## Begin Data excerpt
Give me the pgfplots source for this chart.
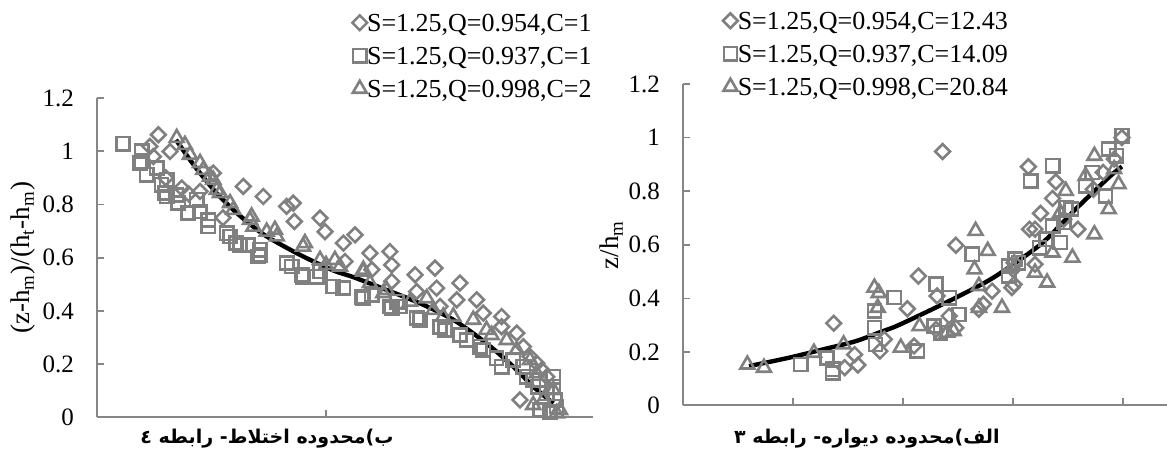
\documentclass[border=0pt]{standalone}
\usepackage{fontspec}
\setmainfont{Liberation Serif}
\newfontfamily\arabicfont[Script=Arabic]{DejaVu Sans}
\TeXXeTstate=1
\usepackage{pgfplots}
\pgfplotsset{compat=1.18}
\definecolor{mk}{RGB}{128,128,128}
\definecolor{ax}{RGB}{134,134,134}

\pgfplotsset{
  base/.style={
    scale only axis, anchor=south west, clip=false,
    axis x line*=bottom, axis y line*=left,
    axis line style={ax, line width=1pt, -},
    tick align=inside, major tick length=3.5pt,
    tick style={ax, line width=0.8pt},
    ymin=0, ymax=1.2, ytick={0,0.2,...,1.2},
    xticklabels={},
    /pgf/number format/assume math mode=true,
    tick label style={font=\fontsize{12.5}{12.5}\selectfont},
    yticklabel style={xshift=-8pt},
    ylabel style={font=\fontsize{13.5}{13.5}\selectfont, anchor=center},
    legend style={draw=none, fill=none, anchor=north west,
      font=\fontsize{13}{13}\selectfont, row sep=4pt,
      nodes={inner sep=0pt, text height=9.3pt, text depth=3.2pt},
      /tikz/every even column/.append style={column sep=2.5pt}},
    legend cell align=left,
    legend image code/.code={\draw[##1] plot coordinates {(0pt,1.5pt)};},
  },
  dia/.style={only marks, mark=square, mark size=2.6pt,
    mark options={rotate=45, draw=mk, line width=1.3pt}},
  sqr/.style={only marks, mark=square, mark size=3.3pt,
    mark options={draw=mk, line width=1.3pt}},
  tri/.style={only marks, mark=triangle, mark size=4pt,
    mark options={draw=mk, line width=1.3pt}},
}

\begin{document}
\begin{tikzpicture}
\path[use as bounding box] (0,0) rectangle (583.5pt,226.5pt);

% left panel (b), cropped on the right as in the original figure
\begin{scope}
\clip (0,0) rectangle (298pt,226.5pt);
\begin{axis}[base, at={(48.5pt,17.75pt)}, width=248pt, height=159.75pt,
  xmin=0, xmax=2.166, xtick={1,2},
  ylabel={(z-h\textsubscript{m})/(h\textsubscript{t}-h\textsubscript{m})},
  ylabel style={at={(axis description cs:-0.149,0.5)}},
  legend style={at={(0.502,1.279)}}]
\addplot[dia] coordinates {
(0.268,1.062) (0.231,1.018) (0.319,0.999) (0.246,0.98) (0.30,0.90) (0.37,0.862)
(0.40,0.84) (0.45,0.849) (0.508,0.918) (0.55,0.75) (0.639,0.868) (0.726,0.83)
(0.828,0.793) (0.857,0.805) (0.862,0.736) (0.974,0.749) (0.996,0.698) (1.076,0.655)
(1.127,0.686) (1.083,0.586) (1.192,0.617) (1.279,0.623) (1.287,0.573) (1.287,0.511)
(1.2,0.555) (1.389,0.536) (1.476,0.561) (1.483,0.486) (1.585,0.505) (1.571,0.442)
(1.658,0.442) (1.687,0.392) (1.767,0.379) (1.767,0.341) (1.833,0.317) (1.862,0.266)
(1.891,0.229) (1.92,0.204) (1.942,0.179) (1.964,0.153) (1.847,0.066) (1.498,0.417)
(1.396,0.473)
};
\addlegendentry{S=1.25,Q=0.954,C=1}
\addplot[sqr] coordinates {
(0.114,1.028) (0.195,1.0) (0.195,0.962) (0.188,0.956) (0.217,0.912) (0.261,0.937)
(0.282,0.874) (0.304,0.893) (0.297,0.843) (0.304,0.83) (0.346,0.836) (0.355,0.805)
(0.399,0.768) (0.435,0.818) (0.45,0.774) (0.486,0.742) (0.486,0.717) (0.566,0.692)
(0.581,0.68) (0.608,0.655) (0.624,0.648) (0.659,0.648) (0.704,0.605) (0.712,0.63)
(0.712,0.611) (0.828,0.58) (0.85,0.567) (0.894,0.536) (0.9,0.529) (0.959,0.529)
(0.974,0.548) (1.03,0.492) (1.076,0.486) (1.156,0.454) (1.163,0.448) (1.2,0.46)
(1.28,0.417) (1.287,0.41) (1.31,0.435) (1.323,0.417) (1.396,0.373) (1.41,0.367)
(1.498,0.341) (1.52,0.329) (1.585,0.31) (1.614,0.291) (1.672,0.266) (1.687,0.254)
(1.745,0.222) (1.767,0.191) (1.818,0.216) (1.862,0.191) (1.876,0.153) (1.905,0.141)
(1.927,0.116) (1.964,0.091) (1.993,0.116) (2.0,0.066) (2.007,0.041) (1.978,0.022)
(1.993,0.153) (1.934,0.028)
};
\addlegendentry{S=1.25,Q=0.937,C=1}
\addplot[tri] coordinates {
(0.348,1.05) (0.384,1.024) (0.406,0.987) (0.45,0.956) (0.464,0.93) (0.493,0.905)
(0.508,0.893) (0.523,0.855) (0.537,0.843) (0.581,0.805) (0.595,0.78) (0.668,0.742)
(0.675,0.755) (0.683,0.717) (0.741,0.698) (0.777,0.705) (0.785,0.68) (0.9,0.642)
(0.908,0.655) (0.974,0.592) (1.0,0.573) (1.039,0.592) (1.061,0.567) (1.163,0.548)
(1.163,0.555) (1.192,0.505) (1.25,0.467) (1.265,0.479) (1.367,0.435) (1.44,0.448)
(1.469,0.404) (1.512,0.379) (1.556,0.379) (1.643,0.367) (1.701,0.329) (1.723,0.31)
(1.789,0.291) (1.833,0.254) (1.891,0.216) (1.92,0.166) (1.905,0.047) (1.949,0.066)
(1.993,0.103) (2.022,0.028) (2.007,0.016)
};
\addlegendentry{S=1.25,Q=0.998,C=2}
\addplot[black, line width=2.2pt, smooth, mark=none, forget plot] coordinates {
(0.345,1.043) (0.40,0.975) (0.45,0.918) (0.52,0.845) (0.595,0.78) (0.67,0.725)
(0.741,0.68) (0.886,0.611) (1.03,0.553) (1.12,0.527) (1.265,0.479) (1.41,0.429)
(1.556,0.367) (1.70,0.279) (1.818,0.191) (1.905,0.116) (1.993,0.053)
};
\end{axis}
\end{scope}

% right panel (a)
\begin{axis}[base, at={(341.5pt,23.75pt)}, width=247.5pt, height=160.75pt,
  xmin=0, xmax=4.5, xtick={1,2,3,4},
  ylabel={z/h\textsubscript{m}},
  ylabel style={at={(axis description cs:-0.145,0.5)}},
  legend style={at={(0.068,1.240)}}]
\addplot[dia] coordinates {
(2.36,0.948) (3.14,0.891) (3.39,0.835) (3.36,0.773) (3.25,0.717) (3.20,0.658)
(3.15,0.658) (2.48,0.598) (2.14,0.483) (2.04,0.361) (1.37,0.307) (1.59,0.151)
(1.56,0.19) (1.47,0.141) (1.79,0.203) (1.83,0.247) (2.10,0.222) (2.31,0.409)
(2.30,0.284) (2.42,0.334) (2.48,0.29) (2.69,0.359) (2.73,0.378) (2.81,0.427)
(2.99,0.44) (3.01,0.452) (3.00,0.508) (3.01,0.533) (3.20,0.527) (3.46,0.695)
(3.59,0.658) (3.73,0.807) (3.82,0.87) (3.92,0.92) (3.99,1.0)
};
\addlegendentry{S=1.25,Q=0.954,C=12.43}
\addplot[sqr] coordinates {
(3.36,0.895) (3.16,0.838) (2.63,0.564) (2.30,0.452) (1.92,0.403) (1.74,0.353)
(1.74,0.29) (1.75,0.228) (2.13,0.203) (2.28,0.296) (2.34,0.272) (2.51,0.34)
(2.42,0.402) (1.31,0.178) (1.36,0.135) (1.36,0.122) (1.07,0.153) (2.96,0.521)
(3.05,0.533) (3.02,0.546) (2.96,0.483) (3.24,0.589) (3.30,0.62) (3.36,0.67)
(3.48,0.739) (3.43,0.608) (3.66,0.82) (3.72,0.87) (3.84,0.782) (3.87,0.957)
(3.99,1.007) (3.94,0.932) (3.53,0.733) (3.46,0.683)
};
\addlegendentry{S=1.25,Q=0.937,C=14.09}
\addplot[tri] coordinates {
(0.585,0.153) (0.736,0.141) (1.19,0.197) (1.46,0.228) (1.74,0.44) (1.77,0.365)
(1.78,0.42) (1.98,0.216) (2.15,0.296) (2.46,0.278) (2.40,0.272) (2.66,0.652)
(2.65,0.508) (2.77,0.577) (2.69,0.446) (2.69,0.365) (2.90,0.365) (3.31,0.459)
(3.20,0.496) (3.54,0.552) (3.48,0.801) (3.66,0.857) (3.74,0.932) (3.74,0.639)
(3.87,0.733) (3.96,0.826) (3.92,0.882) (3.36,0.571) (3.43,0.72)
};
\addlegendentry{S=1.25,Q=0.998,C=20.84}
\addplot[black, line width=2.2pt, smooth, mark=none, forget plot] coordinates {
(0.60,0.147) (0.96,0.178) (1.27,0.209) (1.57,0.24) (1.80,0.275) (1.96,0.30)
(2.39,0.384) (2.75,0.46) (2.96,0.515) (3.27,0.608) (3.57,0.733) (3.87,0.851)
(3.99,0.892)
};
\end{axis}

% panel captions
\node[anchor=center, font=\arabicfont\bfseries\fontsize{9.5}{9.5}\selectfont]
  at (133.5pt,7pt) {\beginR ب)محدوده اختلاط- رابطه ٤\endR};
\node[anchor=west, font=\arabicfont\bfseries\fontsize{9.5}{9.5}\selectfont]
  at (363.5pt,7pt) {\beginR الف)محدوده دیواره- رابطه ۳\endR};
\end{tikzpicture}
\end{document}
## End Data excerpt
Problem statement: Look at the listing and set down only the lines from its start through the line with "(0,0) rectangle (583.5pt,226.5pt);", word for word and without pictures.

Exercise output:
Give me the pgfplots source for this chart.
\documentclass[border=0pt]{standalone}
\usepackage{fontspec}
\setmainfont{Liberation Serif}
\newfontfamily\arabicfont[Script=Arabic]{DejaVu Sans}
\TeXXeTstate=1
\usepackage{pgfplots}
\pgfplotsset{compat=1.18}
\definecolor{mk}{RGB}{128,128,128}
\definecolor{ax}{RGB}{134,134,134}

\pgfplotsset{
  base/.style={
    scale only axis, anchor=south west, clip=false,
    axis x line*=bottom, axis y line*=left,
    axis line style={ax, line width=1pt, -},
    tick align=inside, major tick length=3.5pt,
    tick style={ax, line width=0.8pt},
    ymin=0, ymax=1.2, ytick={0,0.2,...,1.2},
    xticklabels={},
    /pgf/number format/assume math mode=true,
    tick label style={font=\fontsize{12.5}{12.5}\selectfont},
    yticklabel style={xshift=-8pt},
    ylabel style={font=\fontsize{13.5}{13.5}\selectfont, anchor=center},
    legend style={draw=none, fill=none, anchor=north west,
      font=\fontsize{13}{13}\selectfont, row sep=4pt,
      nodes={inner sep=0pt, text height=9.3pt, text depth=3.2pt},
      /tikz/every even column/.append style={column sep=2.5pt}},
    legend cell align=left,
    legend image code/.code={\draw[##1] plot coordinates {(0pt,1.5pt)};},
  },
  dia/.style={only marks, mark=square, mark size=2.6pt,
    mark options={rotate=45, draw=mk, line width=1.3pt}},
  sqr/.style={only marks, mark=square, mark size=3.3pt,
    mark options={draw=mk, line width=1.3pt}},
  tri/.style={only marks, mark=triangle, mark size=4pt,
    mark options={draw=mk, line width=1.3pt}},
}

\begin{document}
\begin{tikzpicture}
\path[use as bounding box] (0,0) rectangle (583.5pt,226.5pt);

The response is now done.